• Goal of the exercise
Your output is the lines from the first one to the one containing "togkm pr. km", repeated exactly, with images left out.

▽

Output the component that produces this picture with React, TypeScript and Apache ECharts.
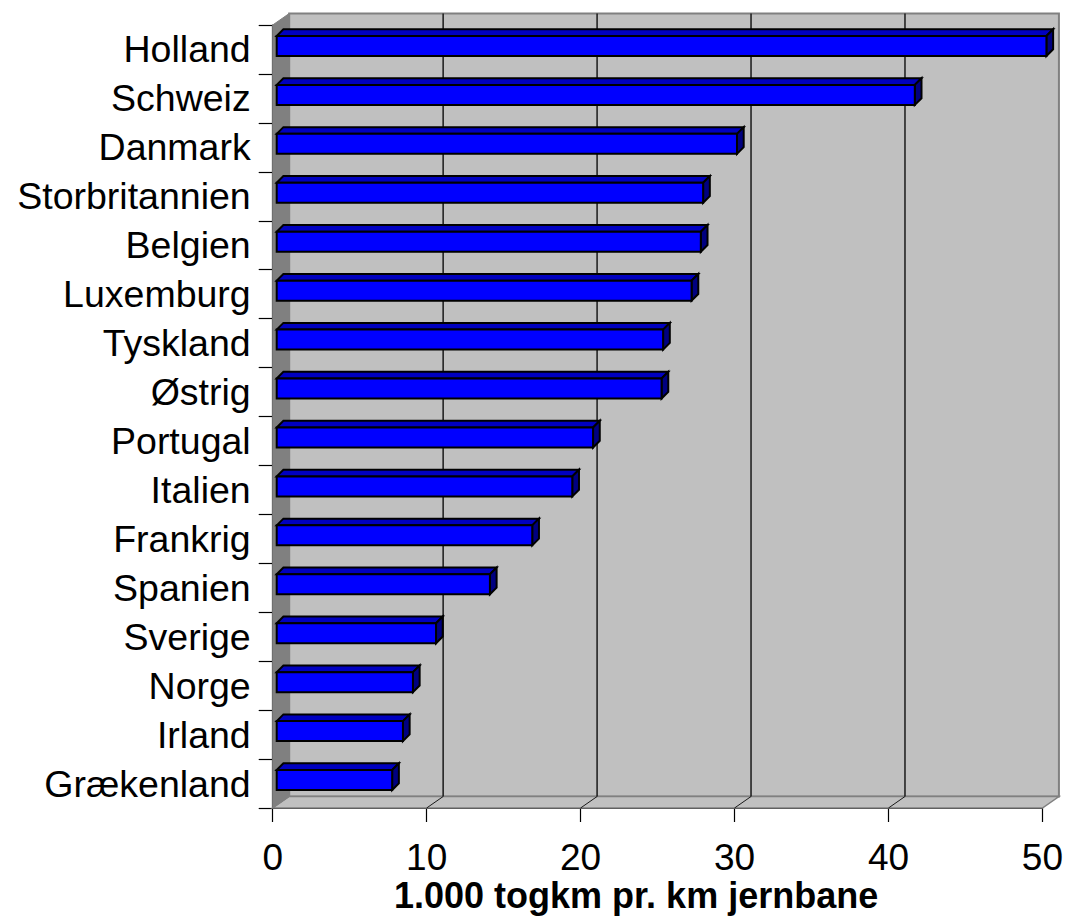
import React, { useEffect, useRef } from "react";
import * as echarts from "echarts";

const categories = [
  "Holland", "Schweiz", "Danmark", "Storbritannien", "Belgien", "Luxemburg",
  "Tyskland", "Østrig", "Portugal", "Italien", "Frankrig", "Spanien",
  "Sverige", "Norge", "Irland", "Grækenland",
];
const values = [50.0, 41.45, 29.9, 27.7, 27.55, 26.95, 25.1, 25.0, 20.55, 19.2, 16.6, 13.85, 10.35, 8.85, 8.2, 7.5];
const xTicks = [0, 10, 20, 30, 40, 50];
const axisTitle = "1.000 togkm pr. km jernbane";

const FONT = "'Liberation Sans', Arial, Helvetica, sans-serif";

export default function App() {
  const ref = useRef<HTMLDivElement>(null);
  useEffect(() => {
    const chart = echarts.init(ref.current!, null, { renderer: "svg" });
    const DX = 16.5, DY = -11.5;
    const option: any = {
      animation: false,
      backgroundColor: "#ffffff",
      title: {
        text: axisTitle,
        left: 394,
        top: 877,
        textStyle: { fontFamily: FONT, fontSize: 36, fontWeight: "bold", color: "#000" },
        padding: 0,
      },
      grid: { left: 272.7, right: 23.3, top: 25, bottom: 113, containLabel: false },
      xAxis: {
        type: "value",
        min: xTicks[0],
        max: xTicks[xTicks.length - 1],
        interval: 10,
        axisLine: { show: true, lineStyle: { color: "#000", width: 1.2 } },
        axisTick: { show: true, length: 14, lineStyle: { color: "#000", width: 1.2 } },
        axisLabel: { fontFamily: FONT, fontSize: 37, color: "#000", margin: 31 },
        splitLine: { show: false },
      },
      yAxis: {
        type: "category",
        data: categories,
        inverse: true,
        axisLine: { show: true, lineStyle: { color: "#000", width: 1.2 } },
        axisTick: { show: true, length: 14, lineStyle: { color: "#000", width: 1.2 } },
        axisLabel: { fontFamily: FONT, fontSize: 37.5, color: "#000", margin: 22, interval: 0, hideOverlap: false },
        splitLine: { show: false },
      },
      series: [
        {
          type: "custom",
          z: 1,
          silent: true,
          data: [[0, 0]],
          encode: { x: 0, y: 1 },
          renderItem: (params: any, api: any) => {
            const cs = params.coordSys;
            const L = cs.x, T = cs.y, R = cs.x + cs.width, B = cs.y + cs.height;
            const children: any[] = [];
            children.push({
              type: "rect",
              shape: { x: L + DX, y: T + DY, width: R - L, height: B - T },
              style: { fill: "#c0c0c0", stroke: "#808080", lineWidth: 2 },
            });
            children.push({
              type: "polygon",
              shape: { points: [[L, B], [L + DX, B + DY], [R + DX, B + DY], [R, B]] },
              style: { fill: "#c0c0c0", stroke: "#808080", lineWidth: 1.5 },
            });
            children.push({
              type: "polygon",
              shape: { points: [[L, T], [L + DX, T + DY], [L + DX, B + DY], [L, B]] },
              style: { fill: "#808080", stroke: "#808080", lineWidth: 1 },
            });
            xTicks.slice(1, -1).forEach((t) => {
              const x = api.coord([t, 0])[0];
              children.push({
                type: "line",
                shape: { x1: x + DX, y1: T + DY, x2: x + DX, y2: B + DY },
                style: { stroke: "#1a1a1a", lineWidth: 1.5 },
              });
              children.push({
                type: "line",
                shape: { x1: x, y1: B, x2: x + DX, y2: B + DY },
                style: { stroke: "#1a1a1a", lineWidth: 1 },
              });
            });
            return { type: "group", children };
          },
        },
        {
          type: "custom",
          z: 3,
          data: values.map((v, i) => [v, i]),
          encode: { x: 0, y: 1 },
          renderItem: (params: any, api: any) => {
            const v = api.value(0);
            const c = api.value(1);
            const p0 = api.coord([0, c]);
            const p1 = api.coord([v, c]);
            const band = api.size([0, 1])[1];
            const ox = 4;
            const x0 = p0[0] + ox;
            const x1 = p1[0] + ox;
            const yc = p0[1];
            const yT = yc - band * 0.276;
            const yB = yc + band * 0.133;
            const d = 6.7;
            const st = { stroke: "#000", lineWidth: 2, lineJoin: "miter" };
            return {
              type: "group",
              children: [
                {
                  type: "polygon",
                  shape: { points: [[x0, yT], [x0 + d, yT - d], [x1 + d, yT - d], [x1, yT]] },
                  style: { fill: "#0000c0", ...st },
                },
                {
                  type: "polygon",
                  shape: { points: [[x1, yT], [x1 + d, yT - d], [x1 + d, yB - d], [x1, yB]] },
                  style: { fill: "#000080", ...st },
                },
                {
                  type: "rect",
                  shape: { x: x0, y: yT, width: x1 - x0, height: yB - yT },
                  style: { fill: "#0000ff", ...st },
                },
              ],
            };
          },
        },
      ],
    };
    chart.setOption(option);
    return () => chart.dispose();
  }, []);
  return (
    <div
      ref={ref}
      style={{ position: "fixed", left: 0, top: 0, width: 1066, height: 921 }}
    />
  );
}
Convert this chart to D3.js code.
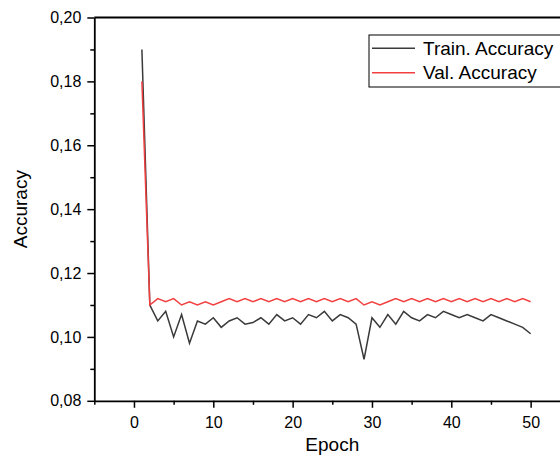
<!DOCTYPE html>
<html>
<head>
<meta charset="utf-8">
<script src="https://cdn.jsdelivr.net/npm/d3@7"></script>
<style>
  html, body { margin: 0; padding: 0; background: #fff; }
  svg { display: block; font-family: "Liberation Sans", Arial, sans-serif; }
</style>
</head>
<body>
<svg id="chart" width="560" height="456"></svg>
<script>
// DATA SECTION

let epochs = d3.range(1, 51);

let trainAcc = [0.190, 0.110, 0.105, 0.108, 0.100, 0.107, 0.098, 0.105, 0.104, 0.106,
                0.103, 0.105, 0.106, 0.104, 0.1045, 0.106, 0.104, 0.107, 0.105, 0.106,
                0.104, 0.107, 0.106, 0.108, 0.105, 0.107, 0.106, 0.104, 0.093, 0.106,
                0.103, 0.107, 0.104, 0.108, 0.106, 0.105, 0.107, 0.106, 0.108, 0.107,
                0.106, 0.107, 0.106, 0.105, 0.107, 0.106, 0.105, 0.104, 0.103, 0.101];

let valAcc = [0.180, 0.110, 0.112, 0.111, 0.112, 0.110, 0.111, 0.110, 0.111, 0.110,
              0.111, 0.112, 0.111, 0.112, 0.111, 0.112, 0.111, 0.112, 0.111, 0.112,
              0.111, 0.112, 0.111, 0.112, 0.111, 0.112, 0.111, 0.112, 0.110, 0.111,
              0.110, 0.111, 0.112, 0.111, 0.112, 0.111, 0.112, 0.111, 0.112, 0.111,
              0.112, 0.111, 0.112, 0.111, 0.112, 0.111, 0.112, 0.111, 0.112, 0.111];

let xTicks = [0, 10, 20, 30, 40, 50];
let yTicks = [0.08, 0.10, 0.12, 0.14, 0.16, 0.18, 0.20];
let seriesNames = ['Train. Accuracy', 'Val. Accuracy'];
let seriesColors = ['#3a3a3a', '#f24040'];

// SCALES

let svg = d3.select('#chart');

let x = d3.scaleLinear()
  .domain([-5, 55])
  .range([94.3, 570.3]);

let y = d3.scaleLinear()
  .domain([0.08, 0.20])
  .range([400.8, 17.5]);

let commaFmt = d3.formatLocale({decimal: ',', thousands: '.', grouping: [3], currency: ['', '']}).format('.2f');

// top frame line
svg.append('line')
  .attr('x1', x(-5)).attr('x2', x(55))
  .attr('y1', y(0.20)).attr('y2', y(0.20))
  .attr('stroke', '#000')
  .attr('stroke-width', 1.8);

// minor ticks
svg.append('g')
  .attr('transform', `translate(0,${y(0.08)})`)
  .call(d3.axisBottom(x).tickValues(d3.range(-5, 56, 10)).tickSize(4).tickFormat(''))
  .call(g => g.select('.domain').remove())
  .call(g => g.selectAll('.tick line').attr('stroke-width', 1.5));

svg.append('g')
  .attr('transform', `translate(${x(-5)},0)`)
  .call(d3.axisLeft(y).tickValues([0.09, 0.11, 0.13, 0.15, 0.17, 0.19]).tickSize(4).tickFormat(''))
  .call(g => g.select('.domain').remove())
  .call(g => g.selectAll('.tick line').attr('stroke-width', 1.5));

// x axis
svg.append('g')
  .attr('class', 'x-axis')
  .attr('transform', `translate(0,${y(0.08)})`)
  .call(d3.axisBottom(x).tickValues(xTicks).tickSize(7).tickSizeOuter(0).tickPadding(9))
  .call(g => g.select('.domain').attr('stroke-width', 1.8))
  .call(g => g.selectAll('.tick line').attr('stroke-width', 1.5))
  .call(g => g.selectAll('.tick text')
    .attr('font-family', '"Liberation Sans", Arial, sans-serif')
    .attr('font-size', 16)
    .attr('fill', '#000'));

// y axis
svg.append('g')
  .attr('class', 'y-axis')
  .attr('transform', `translate(${x(-5)},0)`)
  .call(d3.axisLeft(y).tickValues(yTicks).tickFormat(commaFmt).tickSize(7).tickSizeOuter(0).tickPadding(6))
  .call(g => g.select('.domain').attr('stroke-width', 1.8))
  .call(g => g.selectAll('.tick line').attr('stroke-width', 1.5))
  .call(g => g.selectAll('.tick text')
    .attr('font-family', '"Liberation Sans", Arial, sans-serif')
    .attr('font-size', 16)
    .attr('fill', '#000'));

// axis titles
svg.append('text')
  .attr('x', (x(-5) + x(55)) / 2)
  .attr('y', 451)
  .attr('text-anchor', 'middle')
  .attr('font-size', 19)
  .text('Epoch');

svg.append('text')
  .attr('transform', `translate(27,${(y(0.08) + y(0.20)) / 2}) rotate(-90)`)
  .attr('text-anchor', 'middle')
  .attr('font-size', 19)
  .text('Accuracy');

// lines
let line = d3.line()
  .x((d, i) => x(epochs[i]))
  .y(d => y(d));

[trainAcc, valAcc].forEach(function(s, k) {
  svg.append('path')
    .datum(s)
    .attr('fill', 'none')
    .attr('stroke', seriesColors[k])
    .attr('stroke-width', 1.5)
    .attr('stroke-linejoin', 'miter')
    .attr('d', line);
});

// legend
let legend = svg.append('g').attr('class', 'legend');
legend.append('rect')
  .attr('x', 369).attr('y', 35)
  .attr('width', 200).attr('height', 52)
  .attr('fill', '#fff')
  .attr('stroke', '#000')
  .attr('stroke-width', 1);

seriesNames.forEach(function(name, k) {
  let ly = 48.3 + k * 24.4;
  legend.append('line')
    .attr('x1', 372).attr('x2', 415)
    .attr('y1', ly).attr('y2', ly)
    .attr('stroke', seriesColors[k])
    .attr('stroke-width', 1.5);
  legend.append('text')
    .attr('x', 423)
    .attr('y', ly + 6.5)
    .attr('font-size', 19)
    .text(name);
});
</script>
</body>
</html>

△

• Answer to the problem
Output the component that produces this picture with React, TypeScript and Apache ECharts.
import React, { useEffect, useRef } from "react";
import * as echarts from "echarts";

const categories = [
  "Holland", "Schweiz", "Danmark", "Storbritannien", "Belgien", "Luxemburg",
  "Tyskland", "Østrig", "Portugal", "Italien", "Frankrig", "Spanien",
  "Sverige", "Norge", "Irland", "Grækenland",
];
const values = [50.0, 41.45, 29.9, 27.7, 27.55, 26.95, 25.1, 25.0, 20.55, 19.2, 16.6, 13.85, 10.35, 8.85, 8.2, 7.5];
const xTicks = [0, 10, 20, 30, 40, 50];
const axisTitle = "1.000 togkm pr. km jernbane";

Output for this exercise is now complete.